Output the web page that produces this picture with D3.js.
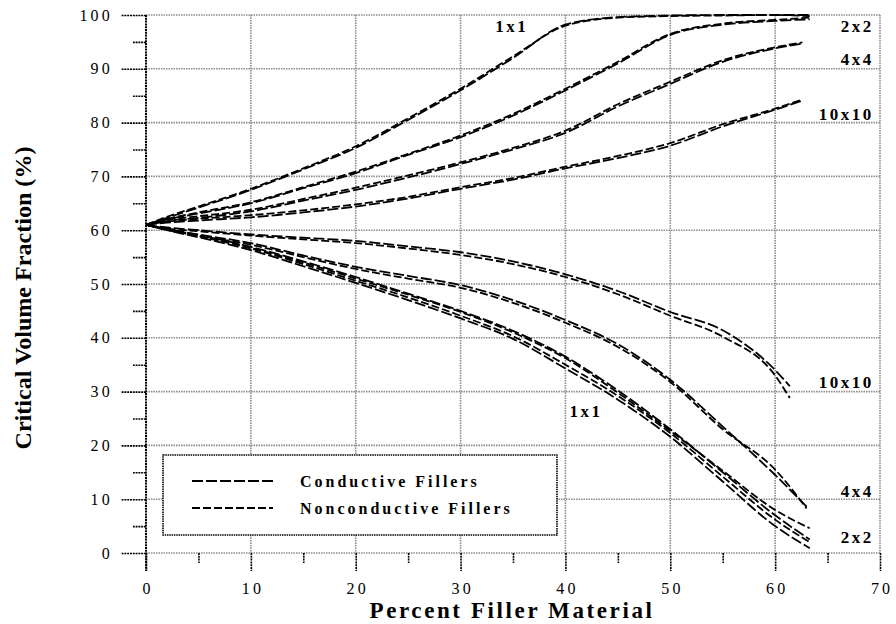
<!DOCTYPE html>
<html>
<head>
<meta charset="utf-8">
<script src="https://cdn.jsdelivr.net/npm/d3@7"></script>
<style>
  body { margin: 0; background: #fff; }
  text { font-family: "Liberation Serif", "Times New Roman", serif; fill: #000; }
</style>
</head>
<body>
<div id="chart"></div>
<script>
// percent filler grid (last point of each curve is at its own end value)
var pctGrid = [0, 2, 5, 10, 15, 20, 25, 30, 35, 40, 45, 50, 55, 60];

// curve names, end points, and values (conductive / nonconductive)
var curveNames = ["1x1", "2x2", "4x4", "10x10", "10x10", "4x4", "2x2", "1x1"];
var curveEnd = [63.3, 63.3, 62.6, 62.6, 61.4, 63, 63.3, 63.3];

var conductive = [
  [61, 62.3, 64.2, 67.5, 71.3, 75.3, 80.5, 86, 92, 98.2, 99.6, 99.9, 100, 100, 100],
  [61, 62, 63.1, 65, 67.8, 70.6, 74, 77.3, 81.3, 86, 91, 96.3, 98.2, 98.9, 99.2],
  [61, 61.7, 62.3, 63.5, 65.5, 67.5, 69.8, 72.3, 75, 78.1, 83, 87.2, 91.3, 93.8, 94.7],
  [61, 61.4, 61.8, 62.4, 63.3, 64.4, 65.9, 67.7, 69.4, 71.5, 73.4, 75.7, 79.3, 82.4, 84.1],
  [61, 60.5, 60, 59.2, 58.6, 58, 57, 55.9, 54.2, 51.8, 48.7, 44.8, 41.4, 34, 31],
  [61, 60.2, 59.2, 57.6, 55.3, 53.2, 51.5, 49.8, 47, 43.3, 38.8, 32.2, 23.5, 14.5, 8.6],
  [61, 60.2, 59.1, 56.9, 54.2, 51.3, 48.2, 45, 41.3, 36.5, 30.2, 23, 15, 7, 2.5],
  [61, 60, 58.7, 56.3, 53.3, 50.2, 47, 43.6, 39.8, 34.3, 28.5, 21.6, 13.3, 5, 0.9]
];
var nonconductive = [
  [61, 62.5, 64.4, 67.7, 71.5, 75.6, 80.8, 86.3, 92.3, 98, 99.5, 99.8, 99.9, 100, 99.8],
  [61, 62.1, 63.3, 65.2, 68, 70.9, 74.2, 77.6, 81.6, 86.3, 91.3, 96.5, 98.4, 99.1, 99.5],
  [61, 61.9, 62.6, 63.8, 65.8, 67.9, 70.2, 72.6, 75.3, 78.5, 83.4, 87.6, 91.6, 94, 94.9],
  [61, 61.6, 62.1, 62.8, 63.7, 64.8, 66.2, 68, 69.7, 71.8, 73.8, 76.2, 79.7, 82.6, 84.3],
  [61, 60.3, 59.8, 59, 58.3, 57.6, 56.6, 55.4, 53.7, 51.3, 48.1, 44.1, 40.2, 33, 28.8],
  [61, 60.1, 59, 57.3, 55, 52.8, 51, 49.3, 46.5, 42.8, 38.3, 31.8, 23, 15.5, 8.3],
  [61, 60.1, 59, 56.7, 54, 51, 48, 44.8, 41, 36.2, 29.8, 22.7, 15.3, 8, 4.6],
  [61, 60.1, 58.9, 56.6, 53.7, 50.6, 47.5, 44.1, 40.3, 35, 29.2, 22.3, 14.2, 6.2, 2]
];

// curve label positions (data coords)
var labelX = [33.3, 69.4, 69.4, 69.4, 69.4, 69.4, 69.4, 40.4];
var labelY = [96.8, 96.8, 90.7, 80.5, 30.7, 10.4, 1.9, 25.3];

var xMajor = [0, 10, 20, 30, 40, 50, 60, 70];
var xMinor = [5, 15, 25, 35, 45, 55, 65];
var yMajor = [0, 10, 20, 30, 40, 50, 60, 70, 80, 90, 100];
var yMinor = [5, 15, 25, 35, 45, 55, 65, 75, 85, 95];

var legendLabels = ["Conductive Fillers", "Nonconductive Fillers"];

var width = 896, height = 624;
var plotLeft = 146, plotRight = 880, plotTop = 15, plotBottom = 553;

var svg = d3.select("#chart")
  .append("svg")
    .attr("width", width)
    .attr("height", height);

var x = d3.scaleLinear().domain([0, 70]).range([plotLeft, plotRight]);
var y = d3.scaleLinear().domain([0, 100]).range([plotBottom, plotTop]);

// grid
svg.append("g")
  .selectAll("line")
  .data(xMajor.slice(1))
  .enter()
  .append("line")
    .attr("x1", d => x(d)).attr("x2", d => x(d))
    .attr("y1", plotTop).attr("y2", plotBottom)
    .attr("stroke", "#8c8c8c")
    .attr("stroke-width", 1.6)
    .attr("stroke-dasharray", "1.5,1");

svg.append("g")
  .selectAll("line")
  .data(yMajor)
  .enter()
  .append("line")
    .attr("x1", plotLeft).attr("x2", plotRight)
    .attr("y1", d => y(d)).attr("y2", d => y(d))
    .attr("stroke", "#8c8c8c")
    .attr("stroke-width", 1.6)
    .attr("stroke-dasharray", "1.5,1");

// y axis
var yAxis = svg.append("g")
  .attr("transform", "translate(" + plotLeft + ",0)")
  .call(d3.axisLeft(y).tickValues(yMajor).tickSize(25).tickPadding(8).tickSizeOuter(0));

svg.append("g")
  .attr("transform", "translate(" + plotLeft + ",0)")
  .call(d3.axisLeft(y).tickValues(yMinor).tickSize(13).tickFormat("").tickSizeOuter(0));

// x axis
var xAxis = svg.append("g")
  .attr("transform", "translate(0," + plotBottom + ")")
  .call(d3.axisBottom(x).tickValues(xMajor).tickSize(18).tickPadding(12).tickSizeOuter(0));

svg.append("g")
  .attr("transform", "translate(0," + plotBottom + ")")
  .call(d3.axisBottom(x).tickValues(xMinor).tickSize(10).tickFormat("").tickSizeOuter(0));

svg.selectAll(".domain").remove();
svg.selectAll(".tick line")
  .attr("stroke", "#000")
  .attr("stroke-width", 1.6)
  .attr("stroke-dasharray", "2,0.8");

svg.selectAll(".tick text")
  .attr("font-family", "Liberation Serif")
  .attr("font-size", 16)
  .attr("letter-spacing", 3.2);
xAxis.selectAll(".tick text").attr("dx", 1.6);

// left axis line
svg.append("line")
  .attr("x1", plotLeft).attr("x2", plotLeft)
  .attr("y1", y(100)).attr("y2", plotBottom + 18)
  .attr("stroke", "#000")
  .attr("stroke-width", 2)
  .attr("stroke-dasharray", "2,0.8");

// curves
var line = d3.line()
  .x(d => x(d[0]))
  .y(d => y(d[1]))
  .curve(d3.curveMonotoneX);

function pts(vals, end) {
  var xs = pctGrid.concat([end]);
  return vals.map((v, i) => [xs[i], v]);
}

var curves = svg.append("g");
curveNames.forEach(function(name, i){
  curves.append("path")
    .attr("d", line(pts(conductive[i], curveEnd[i])))
    .attr("fill", "none")
    .attr("stroke", "#000")
    .attr("stroke-width", 1.8)
    .attr("stroke-dasharray", "11,3");
  curves.append("path")
    .attr("d", line(pts(nonconductive[i], curveEnd[i])))
    .attr("fill", "none")
    .attr("stroke", "#000")
    .attr("stroke-width", 1.8)
    .attr("stroke-dasharray", "8,3");
});

// curve labels
svg.append("g")
  .selectAll("text")
  .data(curveNames)
  .enter()
  .append("text")
    .attr("x", (d, i) => x(labelX[i]))
    .attr("y", (d, i) => y(labelY[i]))
    .attr("text-anchor", (d, i) => labelX[i] > 65 ? "end" : "start")
    .attr("font-size", 17)
    .attr("font-weight", "bold")
    .attr("letter-spacing", 2.5)
    .text(d => d);

// legend
var legend = svg.append("g");
legend.append("rect")
  .attr("x", 163).attr("y", 455)
  .attr("width", 394).attr("height", 80)
  .attr("fill", "#fff")
  .attr("stroke", "#000")
  .attr("stroke-width", 1.6)
  .attr("stroke-dasharray", "1.5,0.8");

legend.selectAll(".lg")
  .data(legendLabels)
  .enter()
  .append("line")
    .attr("x1", 192).attr("x2", 273)
    .attr("y1", (d, i) => 481 + i * 27)
    .attr("y2", (d, i) => 481 + i * 27)
    .attr("stroke", "#000")
    .attr("stroke-width", 1.8)
    .attr("stroke-dasharray", (d, i) => i == 0 ? "11,3" : "8,3");

legend.selectAll(".lt")
  .data(legendLabels)
  .enter()
  .append("text")
    .attr("x", 300)
    .attr("y", (d, i) => 487 + i * 27)
    .attr("font-size", 16)
    .attr("font-weight", "bold")
    .attr("letter-spacing", 3)
    .text(d => d);

// axis titles
svg.append("text")
  .attr("x", 512)
  .attr("y", 618)
  .attr("text-anchor", "middle")
  .attr("font-size", 23)
  .attr("font-weight", "bold")
  .attr("letter-spacing", 2.6)
  .text("Percent Filler Material");

svg.append("text")
  .attr("transform", "translate(31,298)rotate(-90)")
  .attr("text-anchor", "middle")
  .attr("font-size", 24)
  .attr("font-weight", "bold")
  .attr("textLength", 303)
  .attr("lengthAdjust", "spacingAndGlyphs")
  .text("Critical Volume Fraction (%)");
</script>
</body>
</html>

Written problem |
Write down every line from the opening of the listing to the line with "50, 55, 60];", both included, and nothing else; the pictures are omitted.

Output for this exercise |
Output the web page that produces this picture with D3.js.
<!DOCTYPE html>
<html>
<head>
<meta charset="utf-8">
<script src="https://cdn.jsdelivr.net/npm/d3@7"></script>
<style>
  body { margin: 0; background: #fff; }
  text { font-family: "Liberation Serif", "Times New Roman", serif; fill: #000; }
</style>
</head>
<body>
<div id="chart"></div>
<script>
// percent filler grid (last point of each curve is at its own end value)
var pctGrid = [0, 2, 5, 10, 15, 20, 25, 30, 35, 40, 45, 50, 55, 60];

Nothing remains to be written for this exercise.